A much more fully elaborated list is possible, but that'll do for starters.
So the challenge presented by Klein's book by the very fact of its refusal to engage with the limitations of Keynesianism directly is how the rest of us should do so. Given that some sort of quasi-social democratic response is likely to emerge if the current crisis deepens sufficiently; and given that we probably will have no choice, under the circumstances, but to support it; and given that we also have no choice but to move forward in ways grounded in our understanding of the serious shortcomings it will inevitably have -- given all of these things, what should we do? Klein's avoidance is no answer, but I'm not sure that radicals have better answers at the moment. In particular, the question of how to relate our resistance to the ways that states (and nations) organize our lives is crucial but seldom dealt with well.
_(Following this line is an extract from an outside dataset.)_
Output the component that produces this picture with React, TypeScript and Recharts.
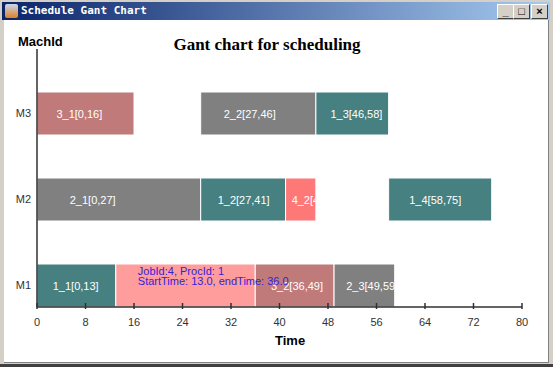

There is a hint of a way forward in the final chapter of the book. In this chapter, Klein presents examples of what she calls "shock resistance" -- resistance to the use of shocking circumstances to impose neoliberalism. She slips these in as if they were the natural expression of the Keynesianism and "mixed economy" model -- that is, social democracy that is in no way distinguished by her from the actually existing social democracy of the 20th century -- when in fact they are nothing of the sort. They might be compared to some of the places that New Left radicalism pushed corners of social democracy in some European contexts, but I don't know enough about that to say for sure. No, all of her examples are not social democracy, at least in the way that term has been embraced by political parties in the 20th century, but communities taking back (in contradictory, partial, ever-in-process ways) power from both capital and state. The contradiction, if you see it, between her examples and the ideological framework she uses provides a jolt that can unsettle the reified, essential market and reified, essential state that her analysis assumes. She attributes to each certain fundamentalist supporters and posits some middle ground found in a linear way between those poles. But her examples show that it is actually a question of reorganizing our lives in much more fundamental ways -- that there is much, much more possibility than the linear axis she explicitly presents. Of course her examples by necessity relate to existing market relations and state relations, as everything in our current world must, but they are the seeds of ways of living that are held in thrall by neither.